Exploring the the Sydney Region

Arthur Phillip - Watkin Tench - John Wilson - John Shortland - George Caley

Explorers of the Sydney Region - History of Australia - 1788

When Arthur Phillip established his colony at Port Jackson in January 1788 he began exploration at once. In March 1788 he named Pitt Water and in April he explored the northern side of the harbour.

On the 22nd of April 1788, Phillip led a party inland, in search of a large river which he presumed would be found at the "rising of the mountains". The party did not reach the river, but saw, "a country that might be cultivated with ease", and this led to the establishment of the settlement at Rose Hill on the 2nd of November 1788. This was latter named Parramatta.

Phillip's most important discovery during 1789 was the river he named the Hawkesbury, which he found in June when exploring Broken Bay.

Meanwhile, on 26 June 1789 Watkin Tench and a party discovered the Nepean River, which turned out to be the main stream of the Hawkesbury River whose mouth had earlier been discovered by Phillip. To this day the river is still known by both names.

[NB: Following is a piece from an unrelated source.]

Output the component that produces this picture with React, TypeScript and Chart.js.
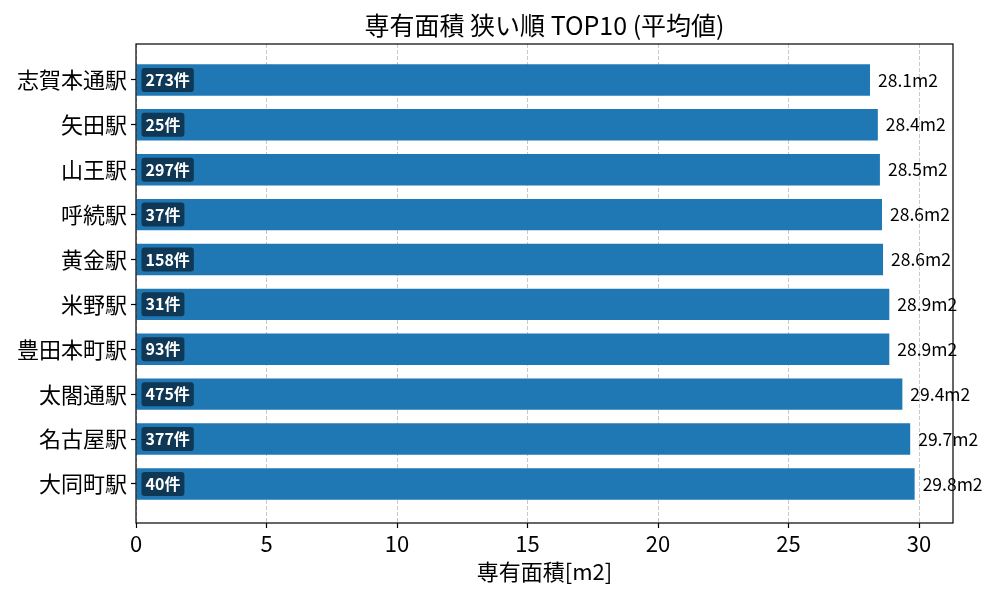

In September 1789 Botany Bay was surveyed to the extent of 48 kilometres and charted by Captain Hunter.

In February 1797 the ship Sydney Cove was wrecked in Bass Strait. Seventeen survivors set out for Port Jackson, and eventually, after considerable hardship, covered about 640 kilometres of coastline on foot. Only three of the men completed that appalling journey, and these were rescued only by chance, about 40 kilometres south of Sydney. They had been walking under the most hazardous conditions for approximately two months.

During the 1790s a number of convicts in New South Wales came to believe that a civilisation existed in an area about 320 kilometres south-west of Sydney, and that they could escape to this place. To disprove this belief, the Governor, Captain John Hunter, sent two expeditions guided by an ex-convict named John Wilson to explore the area. The first party walked approximately 390 kilometres, mainly over very rough country, reaching the junction of the Wingecarribee and Wollondilly rivers. The second party, also on foot, covered about 560 kilometres and penetrated as far as Mount Towrang near the site of the present city of Goulburn. Much hardship was suffered during each journey.

Meanwhile, the Hunter River and the site of Newcastle were discovered by John Shortland in September 1797 while in search of escaped convicts.

George Caley spent a good deal of time in the country beyond Parramatta; he went as far south as the Picton Lakes in 1802 and subsequently explored the country beyond the Nepean River as far as the Warragamba and examined the area now known as Burragorang. In 1807 Caley also explored the country about the Cataract and Cordeaux rivers.